In planning the launch of its new brand Plantopia, KMI Brands had done a lot of work in crafting its sustainability messaging, particularly around one of its key mottos; ‘wellness for people and planet’. The brand’s mission to drive positive change was rooted in the extensive surveying that was undertaken with its customer base.
The product life cycle analyses were calculated to add credibility and transparency to KMI’s environmental claims, honouring the relationship it had developed with its customers. Sustainability is a big word in the cosmetics industry, but KMI felt that quantifying the GHG emissions for its products would set them apart from the competition. Performing the life cycle analyses ahead of launch also meant that the results could inform the product design.
The results of the product life cycle analyses enabled more effective environmental communications with its loyal customer base, as well as identifying inefficiencies and reduction opportunities in the supply chain (in turn cutting costs and improving product design).

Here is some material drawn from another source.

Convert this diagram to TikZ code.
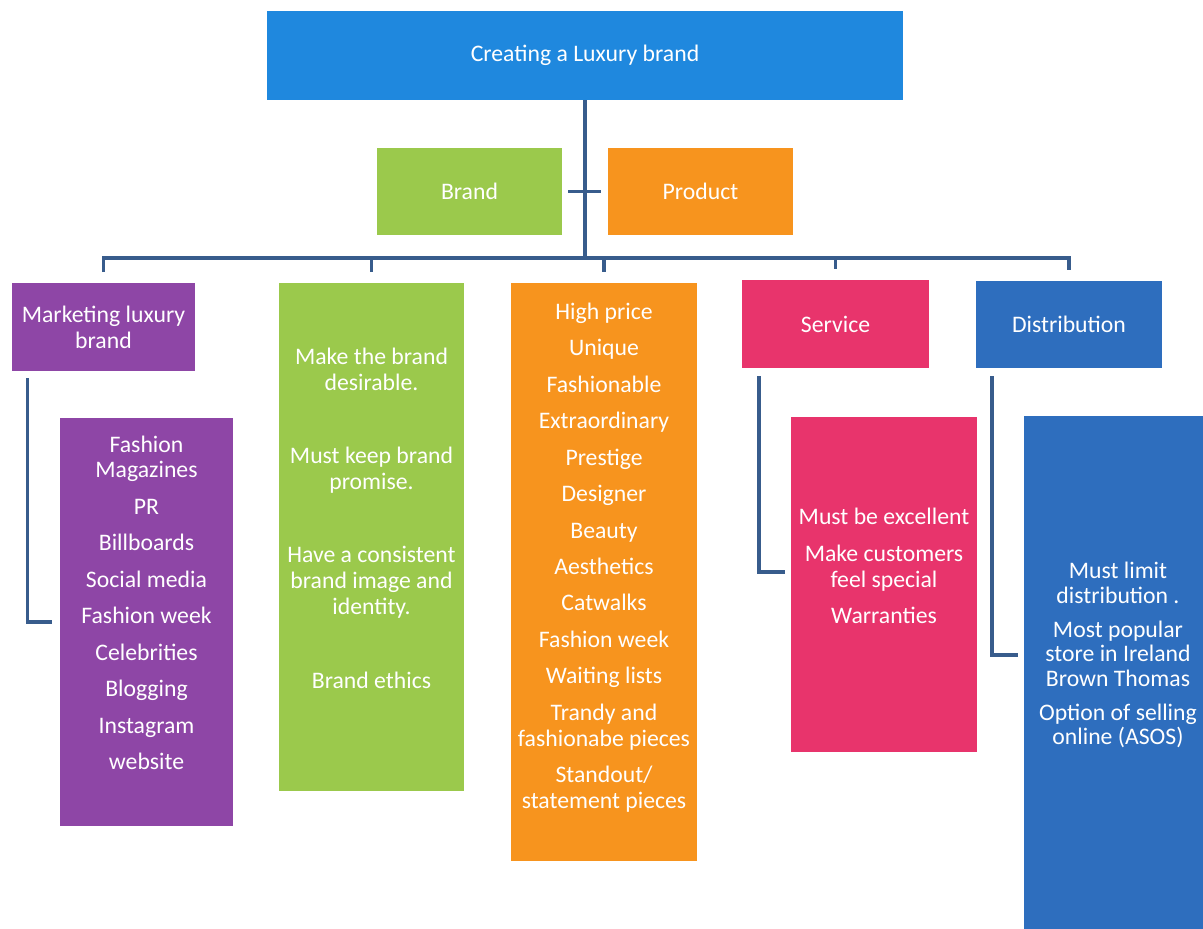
\documentclass[tikz,border=0pt]{standalone}
\usepackage{fontspec}
\setmainfont{Carlito}
\usetikzlibrary{positioning}

\definecolor{topblue}{RGB}{31,136,222}
\definecolor{lgreen}{RGB}{155,201,76}
\definecolor{lorange}{RGB}{247,148,30}
\definecolor{lpurple}{RGB}{142,70,166}
\definecolor{lpink}{RGB}{232,52,108}
\definecolor{dblue}{RGB}{46,110,190}
\definecolor{linkblue}{RGB}{56,92,140}

\tikzset{
    box/.style={inner sep=0pt, text=white, align=center, font=\fontsize{13.5}{14.75}\selectfont},
    txt/.style={inner sep=0pt, text=white, align=center, font=\fontsize{13.5}{14.75}\selectfont},
    link/.style={draw=linkblue, line width=2.2pt},
}

\begin{document}
\begin{tikzpicture}[x=0.02cm, y=-0.02cm]
    \clip (0,0) rectangle (1203,929);
    \fill[white] (0,0) rectangle (1203,929);

    % top level
    \node[box, fill=topblue, minimum width=12.72cm, minimum height=1.78cm] (top) at (585,55.5) {Creating a Luxury brand};
    \node[box, fill=lgreen, minimum width=3.7cm, minimum height=1.74cm] (brand) at (469.5,191.5) {Brand};
    \node[box, fill=lorange, minimum width=3.7cm, minimum height=1.74cm] (prod) at (700.5,191.5) {Product};

    % second level
    \node[box, fill=lpurple, minimum width=3.66cm, minimum height=1.76cm] (mkt) at (103.5,327) {Marketing luxury\\brand};
    \node[box, fill=lgreen, minimum width=3.7cm, minimum height=10.16cm] (bcol) at (371.5,537) {};
    \node[box, fill=lorange, minimum width=3.72cm, minimum height=11.56cm] (pcol) at (604,572) {};
    \node[box, fill=lpink, minimum width=3.74cm, minimum height=1.76cm] (srv) at (835.5,324) {Service};
    \node[box, fill=dblue, minimum width=3.72cm, minimum height=1.74cm] (dst) at (1069,324.5) {Distribution};

    % detail boxes
    \node[box, fill=lpurple, minimum width=3.46cm, minimum height=8.16cm] (mksub) at (146.5,622) {};
    \node[box, fill=lpink, minimum width=3.72cm, minimum height=6.7cm] (srvsub) at (884,584.5) {};
    \node[box, fill=dblue, minimum width=3.76cm, minimum height=10.88cm] (dstsub) at (1118,688) {};

    % texts
    \node[txt] (mktxt) at ([yshift=11pt]mksub.center) {Fashion\\Magazines\\[6pt]PR\\[6pt]Billboards\\[6pt]Social media\\[6pt]Fashion week\\[6pt]Celebrities\\[6pt]Blogging\\[6pt]Instagram\\[6pt]website};
    \node[txt] (btxt) at ([yshift=10.8pt]bcol.center) {Make the brand\\desirable.\\[27pt]Must keep brand\\promise.\\[27pt]Have a consistent\\brand image and\\identity.\\[27pt]Brand ethics};
    \node[txt] (ptxt) at ([yshift=8.2pt]pcol.center) {High price\\[6pt]Unique\\[6pt]Fashionable\\[6pt]Extraordinary\\[6pt]Prestige\\[6pt]Designer\\[6pt]Beauty\\[6pt]Aesthetics\\[6pt]Catwalks\\[6pt]Fashion week\\[6pt]Waiting lists\\[6pt]Trandy and\\fashionabe pieces\\[6pt]Standout/\\statement pieces};
    \node[txt] (stxt) at ([yshift=10.5pt]srvsub.center) {Must be excellent\\[6pt]Make customers\\feel special\\[6pt]Warranties};
    \node[txt, font=\fontsize{13.5}{13.9}\selectfont] (dtxt) at ([yshift=18.7pt]dstsub.center) {Must limit\\distribution .\\[5.4pt]Most popular\\store in Ireland\\Brown Thomas\\[5.4pt]Option of selling\\online (ASOS)};

    % connectors
    \coordinate (bus) at (585,258);
    \draw[link] (top.south) -- (bus);
    \draw[link] ([xshift=3.4pt]brand.east) -- ([xshift=-4pt]prod.west);
    \draw[link] ([yshift=6pt]mkt.north) |- (bus) -| ([yshift=6pt]dst.north);
    \foreach \n in {bcol,pcol,srv}
        \draw[link] (bus -| \n.north) -- ([yshift=6pt]\n.north);

    \draw[link] ([xshift=9pt,yshift=-4pt]mkt.south west) |- ([xshift=-4.5pt]mksub.west);
    \draw[link] ([xshift=10pt,yshift=-4.5pt]srv.south west) |- ([xshift=-3.4pt,yshift=7pt]srvsub.west);
    \draw[link] ([xshift=9.5pt,yshift=-4.5pt]dst.south west) |- ([xshift=-3.4pt,yshift=18.7pt]dstsub.west);
\end{tikzpicture}
\end{document}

This blog has defined a product life cycle analysis as the measure of a commercial product’s total life cycle GHG emissions. There are several benefits to performing a product life cycle analysis, from tracking and reducing a product’s GHG emissions to improving transparency for customers. These benefits can result in improved efficiency, cost savings, competitive advantage, and increased brand loyalty.
For organisations considering undertaking a life cycle analysis for their products, identifying the product, its functional unit, scopes, and boundary for measurement are the first steps.
For more information about Green Element’s partnerships with Ocean Bottle and KMI Brands, you can access the full case studies here.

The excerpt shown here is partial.